June 29 (IFR) - Rarely does a company get spun off in the generous manner that News Corp is considering for its publishing business.
Rupert Murdoch, chairman and CEO of News Corp, announced it will pursue plans to hive off its newspaper and book businesses by putting them in a new company, along with some other TV and education assets in Australia.
The company’s shares soared as soon as rumors spread that it would soon be a pure play of TV, film and entertainment, cable and satellite assets, “which are really the only things anyone buys News Corp for,” as one analyst puts it.
The move comes after a wave of negative headlines over the phone-hacking scandal in the UK, as well as a major culling of staff at its Australian arm, News Ltd, which is part of a major restructuring in a very challenging newspaper market.
Investors have called for the breakup for years, convinced that News Corp’s TV other assets were effectively subsidizing its struggling newspaper businesses.
But Murdoch, a self-professed “newspaper man” who built his empire out of a string of local Australian papers, seems determined to give his publishing company the best possible chance of success, with a capital structure most other spin-offs can only dream of.
Rather than transferring debt to the new company, as most spinoffs take on by issuing new bonds to pay down parent debt, Murdoch said the new publishing company will start with as much as US$2bn of cash and no debt on its books.
“It will have positive cash flow from day one,” Murdoch said in a television interview on Thursday. “And it will have no debt. It will also have cash reserves.”
The spinoff will thus be in a far stronger position than its peers to acquire smaller online print assets, and to weather what could be years before efforts to boost digital revenues overcome losses from newspaper advertising.
“Classified advertising is under enormous pressure, and the risk is that you cannot monetize digital properties in the way they were able to monetize the physical assets,” said a media analyst at one of the ratings agencies.
“It is smart to spin off the publishing company as a net cash-positive entity with no debt,” the analyst said. “It gives it a couple of years to see how things shake out in terms of digital advertising and revenues.”
News Corp’s share price has soared 25% this year on speculation of a breakup, and closed down slightly after Thursday’s announcement at US$21.99.
Its bond spreads remained stable, but were now considered at their wides until the split takes place, in about a year.
Although News Corp’s publishing segment was cash-flow positive in the 12 months to the end of March 2012, the segment’s 14% contribution to EBITDA fell far short of the 40% of capital expenditure it’s responsible for.
The publishing segment’s EBITDA margin was 12% at the end of March, compared with 38.5% for cable, 17.9% for film and entertainment, 17.1% for television and 16.8% for satellite assets.
Once it is rid of its publishing assets, News Corp’s margin will jump from 19.6% to 22.3%, according to Fitch.
Although News Corp will probably keep all of the US$15bn of debt - and forego US$1-US$2bn of its US$9bn of cash to fund the new spinoff - both Fitch and Moody’s affirmed their current BBB-plus and Baa1 ratings and kept a stable outlook.

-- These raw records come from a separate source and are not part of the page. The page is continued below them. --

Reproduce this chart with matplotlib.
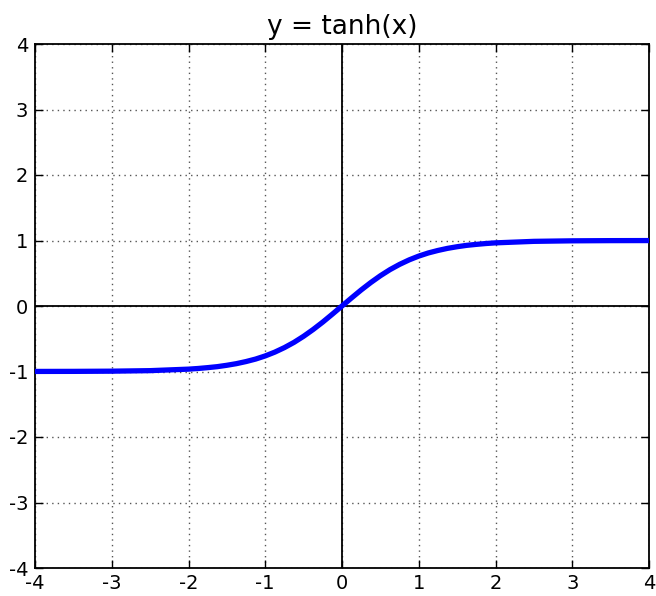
import matplotlib
matplotlib.use("Agg")
import matplotlib.pyplot as plt

# Points
x_left = [-4.0, -3.5, -3.0, -2.5, -2.0, -1.875, -1.75, -1.625, -1.5, -1.375, -1.25,
          -1.125, -1.0, -0.875, -0.75, -0.625, -0.5, -0.375, -0.25, -0.125]
y_left = [-0.999, -0.998, -0.995, -0.987, -0.964, -0.954, -0.941, -0.926, -0.905,
          -0.880, -0.848, -0.810, -0.762, -0.704, -0.635, -0.555, -0.462, -0.358,
          -0.245, -0.124]
x_vals = x_left + [0.0] + [-v for v in reversed(x_left)]
y_vals = y_left + [0.0] + [-v for v in reversed(y_left)]
ticks = [-4, -3, -2, -1, 0, 1, 2, 3, 4]
title = "y = tanh(x)"

plt.rcParams['font.family'] = ['DejaVu Sans']
fig = plt.figure(figsize=(6.56, 5.96), dpi=100)
ax = fig.add_axes([35/656, 1 - 568/596, (649 - 35)/656, (568 - 44)/596])

ax.plot(x_vals, y_vals, color='#0000ff', lw=3.8, solid_capstyle='butt', zorder=3)
ax.axhline(0, color='black', lw=1.3, zorder=2)
ax.axvline(0, color='black', lw=1.3, zorder=2)

ax.set_xlim(-4, 4)
ax.set_ylim(-4, 4)
ax.set_xticks(ticks)
ax.set_yticks(ticks)
ax.set_xticklabels([str(t) for t in ticks])
ax.set_yticklabels([str(t) for t in ticks])
ax.grid(True, color='#555555', linestyle=(0, (1, 3)), lw=1.0)
ax.tick_params(direction='in', length=6, width=1, labelsize=14,
               top=True, right=True, colors='black')
ax.tick_params(axis='x', pad=4)
ax.tick_params(axis='y', pad=5)
for s in ax.spines.values():
    s.set_linewidth(1.3)
ax.set_title(title, fontsize=19, pad=7)

fig.savefig("out.png", dpi=100)
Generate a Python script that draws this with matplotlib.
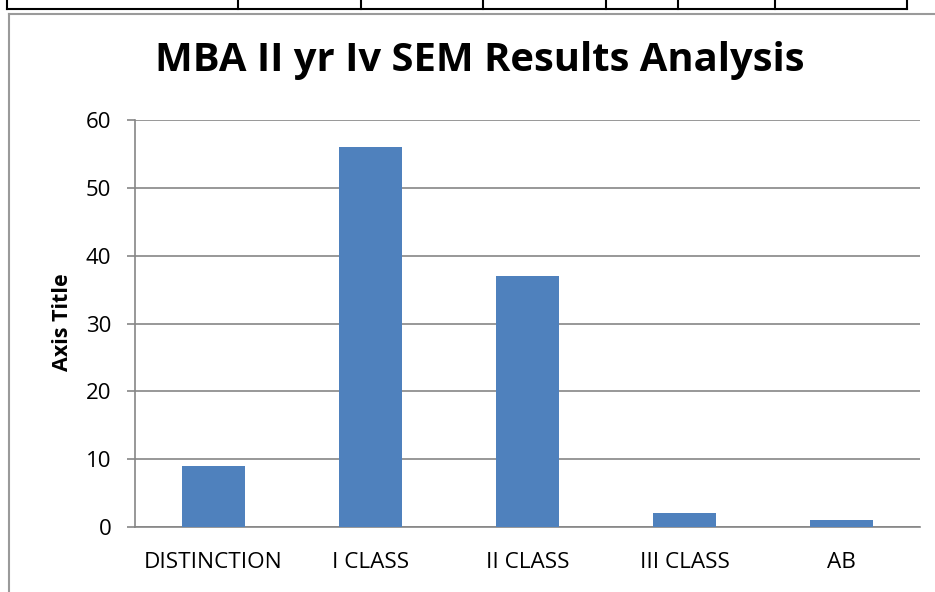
import matplotlib
matplotlib.use("Agg")
import matplotlib.pyplot as plt
from matplotlib.lines import Line2D

categories = ["DISTINCTION", "I CLASS", "II CLASS", "III CLASS", "AB"]
values = [9, 56, 37, 2, 1]
yticks = [0, 10, 20, 30, 40, 50, 60]
title = "MBA II yr Iv SEM Results Analysis"
ylabel = "Axis Title"

W, H = 935, 592
fig = plt.figure(figsize=(W / 100, H / 100), dpi=100)
fig.patch.set_facecolor("white")

def fx(px):
    return px / W

def fy(py):
    return 1 - py / H

# table lines on top (remnants of a spreadsheet)
fig.add_artist(Line2D([fx(7), fx(907)], [fy(9), fy(9)], color="black", lw=1.5))
for xv in [7, 238, 361, 483, 606, 678, 775, 907]:
    fig.add_artist(Line2D([fx(xv), fx(xv)], [fy(0), fy(9)], color="black", lw=1.5))

# chart border
fig.add_artist(Line2D([fx(9), fx(935)], [fy(14), fy(14)], color="#9a9a9a", lw=1.5))
fig.add_artist(Line2D([fx(9), fx(9)], [fy(14), fy(592)], color="#9a9a9a", lw=1.5))

ax = fig.add_axes([fx(135), fy(527), fx(920) - fx(135), fy(120) - fy(527)])
x = list(range(len(categories)))
ax.bar(x, values, width=0.4, color="#4F81BD", zorder=3)
ax.set_xlim(-0.5, len(categories) - 0.5)
ax.set_ylim(0, 60)
ax.set_yticks(yticks)
ax.set_xticks(x)
ax.set_xticklabels(categories)
ax.yaxis.grid(True, color="#868686", lw=1.2, zorder=0)
ax.set_axisbelow(True)
for s in ["top", "right"]:
    ax.spines[s].set_visible(False)
for s in ["left", "bottom"]:
    ax.spines[s].set_color("#868686")
    ax.spines[s].set_linewidth(1.2)
ax.tick_params(axis="y", length=6, width=1.2, color="#868686", labelsize=16, pad=11)
ax.tick_params(axis="x", length=0, labelsize=16.2, pad=18)
for lab in ax.get_xticklabels() + ax.get_yticklabels():
    lab.set_fontfamily("Open Sans")

fig.text(fx(480), fy(60), title, ha="center", va="center", fontsize=28.8,
         fontweight="bold", family="Open Sans")
fig.text(fx(62), fy(322), ylabel, ha="center", va="center", rotation=90,
         fontsize=15.5, fontweight="bold", family="Open Sans")

fig.savefig("out.png", dpi=100)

“The good thing about this plan is that News Corp is among the most financially flexible companies in the media industry, and can afford to give the spinoff company the best possible chance of success without harming the parent,” said the ratings analyst.
Moody’s expects the TV and entertainment assets to generate enough revenue in the next 12 months, that its debt to EBITDA leverage after the spinoff will be close to what it is today.
Of course, some think that even with a capital structure, the publishing spinoff will not be able to escape the chronic downward trajectory of newsprint advertising.
Nor will the new entity, in which existing shareholders will be given stock, be able to hide its worst performing newspapers.
“However capitalized, we assume the stand-alone publishing company would be more subject to the market pressures,” said Ken Doctor, a news industry analyst at publishing consulting firm Outsell.
“The creation of a news-plus-books company increases the performance pressure on these newspapers. No longer can their sub par performance be obscured in the larger News Corp,” Doctor said.
Mergers and acquisitions are very likely at the new entity, according to Denver-based Wunderlich Securities, which thinks the spinoff is a positive for the publishing assets.
“Psychologically, we believe it is a huge positive for the print businesses, especially Dow Jones, to have the flexibility to earn their own laurels strategically rather than being viewed as ugly appendages to entertainment,” they wrote in a note.